5.2 Bouwregels
Ter plaatse van de in deze bestemming bedoelde gronden mag uitsluitend worden gebouwd ten behoeve van de bestemming met inachtneming van de volgende regels.
5.2.1 Gebouwen
Ten aanzien van gebouwen gelden de volgende regels:
-
a. de gebouwen dienen binnen het bouwvlak te worden gebouwd, waarbij geldt dat deze in of evenwijdig aan de voorste bestemmingsgrens gebouwd dienen te worden;
-
b. de goothoogte mag niet meer bedragen dan 6 meter;
-
c. de diepte van hoofdgebouwen mag niet meer dan 10 meter bedragen;
-
d. de hoofdgebouwen moeten worden afgedekt met een kap waarvan de helling niet minder dan 25 graden en niet meer dan 55 graden mag zijn.
5.2.2 Bijbehorende bouwwerken
Ten aanzien van bijbehorende bouwwerken gelden de volgende regels:
-
a. bij ieder hoofdgebouw zijn op het achtererf bijbehorende bouwwerken toegestaan;
-
b. de goot- en bouwhoogte van vrijstaande bijgebouwen mag niet meer dan 2,5 meter respectievelijk 3 meter bedragen, tenzij anders is aangeduid;
-
c. de goot- en bouwhoogte van aanbouwen mag niet meer bedragen dan de hoogte van de begane grondlaag waartegen wordt aangebouwd vermeerderd met 30 cm en de bouwhoogte mag niet meer bedragen dan de bouwhoogte waartegen wordt aangebouwd;
-
d. per bouwperceel mag niet meer dan 50% van het totale bij het hoofdgebouw behorende erf worden bebouwd met een maximum van 50 m2, met dien verstande dat een aaneengesloten oppervlakte van ten minste 25 m2 van het achtererf onbebouwd en onoverdekt blijft.

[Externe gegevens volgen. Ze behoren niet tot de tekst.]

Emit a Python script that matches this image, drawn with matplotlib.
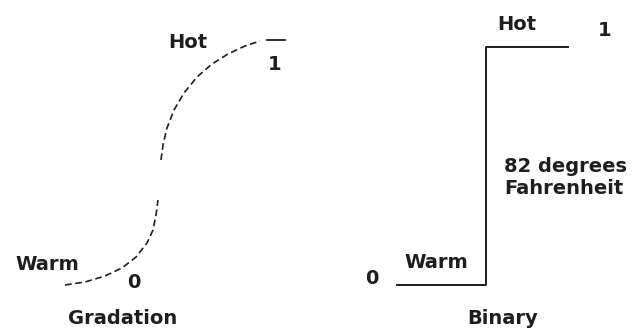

5.2.3 Bouwwerken, geen gebouwen zijnde
Ten aanzien van bouwwerken, geen gebouwen zijnde, gelden de volgende regels:
-
a. bouwwerken, geen gebouwen zijnde, zijn toegestaan tot een bouwhoogte van:
-
1. maximaal 3 meter voor luifels uitsluitend ter plaatse van de aanduiding 'verkooppunt motorbrandstoffen';
-
2. maximaal 7 meter voor palen en masten;
-
3. maximaal 2 meter voor terreinafscheidingen;
-
4. maximaal 5 meter voor speelvoorzieningen;
-
5. maximaal 2,7 meter voor carport, waarvan de oppervlakte niet meer dan 20 m2 mag bedragen;
-
6. maximaal 2 meter voor overige bouwwerken, geen gebouwen zijnde;
-
b. de hoogte van erf- en terreinafscheidingen voor de (verlengde van de ) voorgevel van een woning mag niet meer dan 1 meter en voor het overige niet meer dan 2 meter.